Julie Crenn

Surfaces urbaines

 

Vivre dans une ville. Traverser un espace et rendre compte visuellement de son expérience avec le lieu. Il réalise ses premières images en 2005 et prend conscience de ce qui l’entoure et des motifs qu’il va photographier de manière systématique. Denis Thomas considère lui-même ce travail relevant « plus d’une obsession qu’un désir d’inventaire ».

Dans cette perspective, il a choisi de fixer son œil et son objectif sur Bordeaux, qu’il parcourt de fond en comble pour y faire surgir sa vision de la ville. Bulle choix voir savoir répétition contemplation soulagement chose renouvellement découverte exploration repos mémorisation partage machinité pensée prétention domestication accumulation monde matérialisation illusion magie image pudeur admiration.

Il ne se définit pas comme un véritable photographe mais tel un individu exprimant son point de vue sur ce qui l’entoure. Murs, dallages, carrelages, bitume, faïences, mosaïques, ciment, peintures et ferrailles semblent fusionner dans un univers désertique où l’homme paraît avoir soudainement quitté les lieux. Le photographe accentue un « systématisme » avec la récurrence des motifs : carrelages, herbes sauvages, sols, pas de portes, frontalités, orthogonalité, etc.

Il dit d’ailleurs : L’homme a besoin des systèmes, qu’il crée, comme il a besoin de les détruire. Disons que le reste est de l’ordre du hasard. S’il entre dans les halls et les couloirs des bâtiments rencontrés lors de ses balades, Denis Thomas rend compte de la fuite humaine. Les lieux sont vides et se dégradent progressivement. Certains sont en cours de destruction, ils sont figés et les matériaux brisés nous apparaissent comme des blessures profondes.

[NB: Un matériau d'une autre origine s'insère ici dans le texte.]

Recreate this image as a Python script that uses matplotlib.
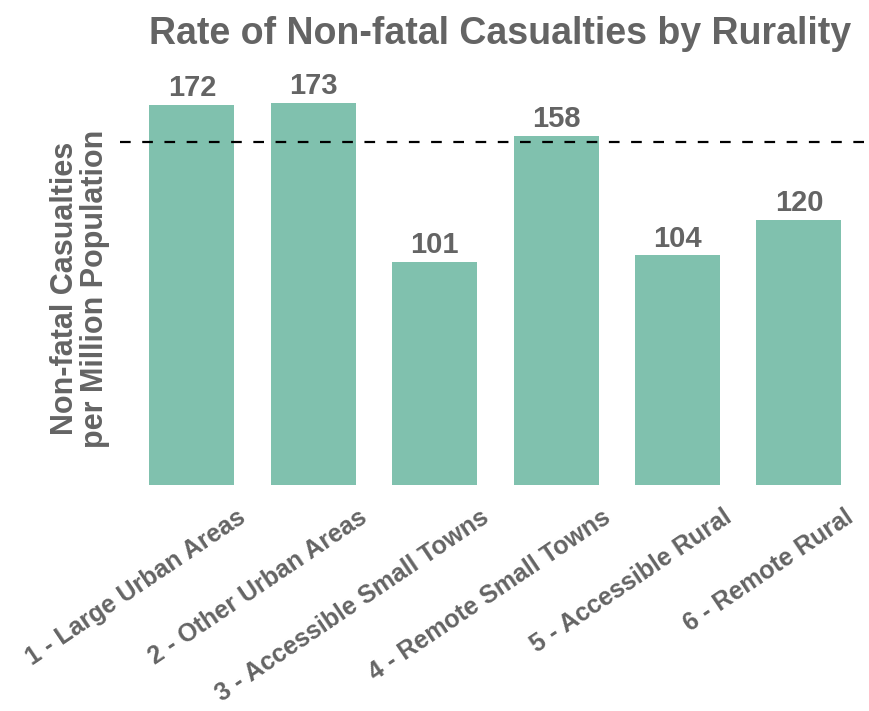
import matplotlib
matplotlib.use("Agg")
import matplotlib.pyplot as plt
from matplotlib import transforms

categories = ["1 - Large Urban Areas", "2 - Other Urban Areas", "3 - Accessible Small Towns",
              "4 - Remote Small Towns", "5 - Accessible Rural", "6 - Remote Rural"]
rates = [172, 173, 101, 158, 104, 120]
average_rate = 155

title = "Rate of Non-fatal Casualties by Rurality"
ylabel = "Non-fatal Casualties\nper Million Population"

GREY = "#646464"
TEAL = "#80c1ae"
FONT = ["Liberation Sans", "Arimo", "DejaVu Sans"]

fig = plt.figure(figsize=(8.69, 7.11), dpi=100)
ax = fig.add_axes([0.138, 0.318, 0.862, 0.6217])

x = list(range(len(categories)))
ax.bar(x, rates, width=0.7, color=TEAL, zorder=2)
ax.axhline(average_rate, color="black", lw=1.6, ls=(0, (4.8, 5.2)), zorder=3)

for xi, v in zip(x, rates):
    ax.annotate(str(v), (xi, v), xytext=(0, 6), textcoords="offset points",
                ha="center", va="baseline", fontsize=21, fontweight="bold",
                color=GREY, family=FONT)

ax.set_xlim(-0.593, 5.577)
ax.set_ylim(0, 200)
ax.set_yticks([])
ax.set_xticks(x)
ax.set_xticklabels(categories)
for s in ax.spines.values():
    s.set_visible(False)
ax.tick_params(axis="x", length=0, pad=0)

shift = transforms.ScaledTranslation(45 / 100, -20 / 100, fig.dpi_scale_trans)
for lbl in ax.get_xticklabels():
    lbl.set_rotation(34)
    lbl.set_rotation_mode("anchor")
    lbl.set_ha("right")
    lbl.set_va("top")
    lbl.set_fontsize(18)
    lbl.set_fontweight("bold")
    lbl.set_color(GREY)
    lbl.set_family(FONT)
    lbl.set_transform(lbl.get_transform() + shift)

fig.text(0.575, 1 - 44 / 711, title, ha="center", va="baseline", fontsize=27,
         fontweight="bold", color=GREY, family=FONT)
fig.text(0.092, 0.594, ylabel, ha="center", va="center", rotation=90,
         fontsize=22, fontweight="bold", color=GREY, family=FONT,
         linespacing=1.0)

fig.savefig("out.png", dpi=100)
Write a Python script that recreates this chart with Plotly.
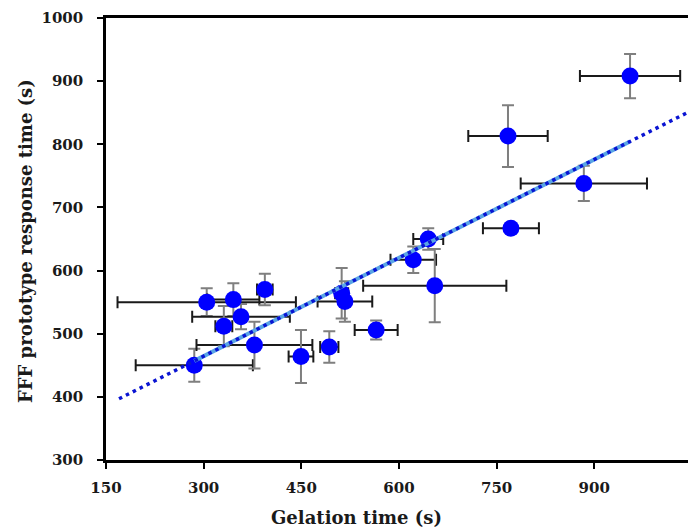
import numpy as np
import plotly.graph_objects as go

gelation_time = [955, 767.5, 884, 772, 645, 622, 655, 565, 493, 512, 517,
                 285.6, 378, 449.5, 304.7, 345.6, 394, 357.4, 331]
gelation_err = [77, 61, 97, 43, 23, 35, 110, 33, 14, 10, 42,
                90, 89, 19, 137, 40, 12, 75, 13]
response_time = [908, 813, 738, 667, 650, 617, 576, 506, 479, 564, 551,
                 450, 482, 464, 550, 554, 570, 527, 512]
response_err = [35, 49, 28, 5, 17, 21, 58, 15, 25, 40, 32,
                26, 37, 42, 22, 26, 25, 20, 32]

x_ticks = [150, 300, 450, 600, 750, 900]
y_ticks = [300, 400, 500, 600, 700, 800, 900, 1000]
trend_x_start = 170
trend_x_end = 1080

slope, intercept = np.polyfit(gelation_time, response_time, 1)

fig = go.Figure()
fig.add_trace(go.Scatter(
    x=gelation_time, y=response_time, mode="markers",
    marker=dict(color="#0000FF", size=17, line=dict(width=0)),
    error_x=dict(type="data", array=gelation_err, color="#1a1a1a", thickness=2, width=6),
    error_y=dict(type="data", array=response_err, color="#7f7f7f", thickness=2, width=6),
    showlegend=False,
))
xfit = [min(gelation_time), max(gelation_time)]
fig.add_trace(go.Scatter(
    x=xfit, y=[slope * v + intercept for v in xfit], mode="lines",
    line=dict(color="#5aa5e6", width=4), showlegend=False,
))
xtr = [trend_x_start, trend_x_end]
fig.add_trace(go.Scatter(
    x=xtr, y=[slope * v + intercept for v in xtr], mode="lines",
    line=dict(color="#0a14d2", width=3.5, dash="3.5px,4.2px"), showlegend=False,
))

tick_font = dict(family="DejaVu Serif", size=15, color="#1a1a1a", weight="bold")
title_font = dict(family="DejaVu Serif", size=18, color="#1a1a1a", weight="bold")
fig.update_layout(
    width=680, height=523,
    margin=dict(l=98, r=0, t=10, b=71),
    paper_bgcolor="white", plot_bgcolor="white",
    xaxis=dict(range=[150, 150 + 582 / 0.651], tickvals=x_ticks, showgrid=False, zeroline=False,
               showline=True, linecolor="black", linewidth=3, mirror=True,
               ticks="outside", ticklen=6, tickwidth=2, tickcolor="black",
               tickfont=tick_font, ticklabelstandoff=6),
    yaxis=dict(range=[300, 1000], tickvals=y_ticks, showgrid=False, zeroline=False,
               showline=True, linecolor="black", linewidth=2.5, mirror=False,
               ticks="outside", ticklen=6, tickwidth=2, tickcolor="black",
               tickfont=tick_font, ticklabelstandoff=11),
    annotations=[
        dict(text="Gelation time (s)", xref="paper", yref="paper",
             x=(356 - 106) / 582, y=(460 - 517) / 442,
             showarrow=False, xanchor="center", yanchor="middle", font=title_font),
        dict(text="FFF prototype response time (s)", xref="paper", yref="paper",
             x=(25 - 106) / 582, y=(460 - 241) / 442, textangle=-90, showarrow=False,
             xanchor="center", yanchor="middle", font=title_font),
    ],
)
fig.write_html("out.html")
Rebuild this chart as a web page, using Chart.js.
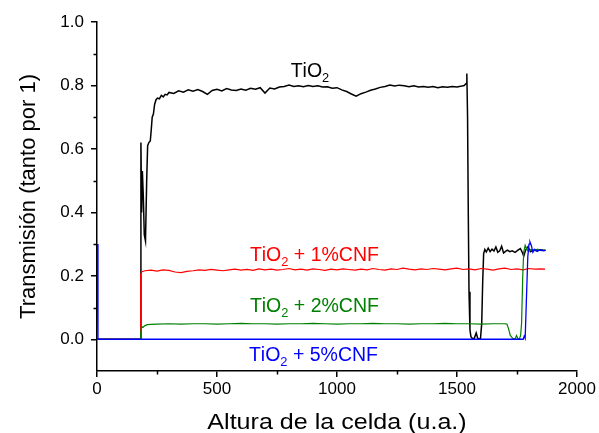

En tant qu’architecte d’intérieur, Denis Thomas, exprime une nécessité personnelle de faire le constat désarmant, du gâchis et de l’abandon de lieux livrés à eux-mêmes. Tout ce qui se trouve dans mon champ de vision est bon à voir. Toutes les lumières sont belles à raconter. Ce qui importe à mes yeux, c’est l’instant, guidé par le désir de voir. Puis, s’opère le cadrage, le donner à voir, afin d’immortaliser (29 oct. 2010). Depuis plus d’une dizaine d’années, il partage une relation duelle avec Bordeaux. À travers son œil, nous assistons à une lente métamorphose urbaine, entre constructions et destructions. Son regard, pour l’instant concentré sur Bordeaux, nous promet de nouvelles images au fil des autres villes, des autres territoires qu’il rencontrera à l’avenir.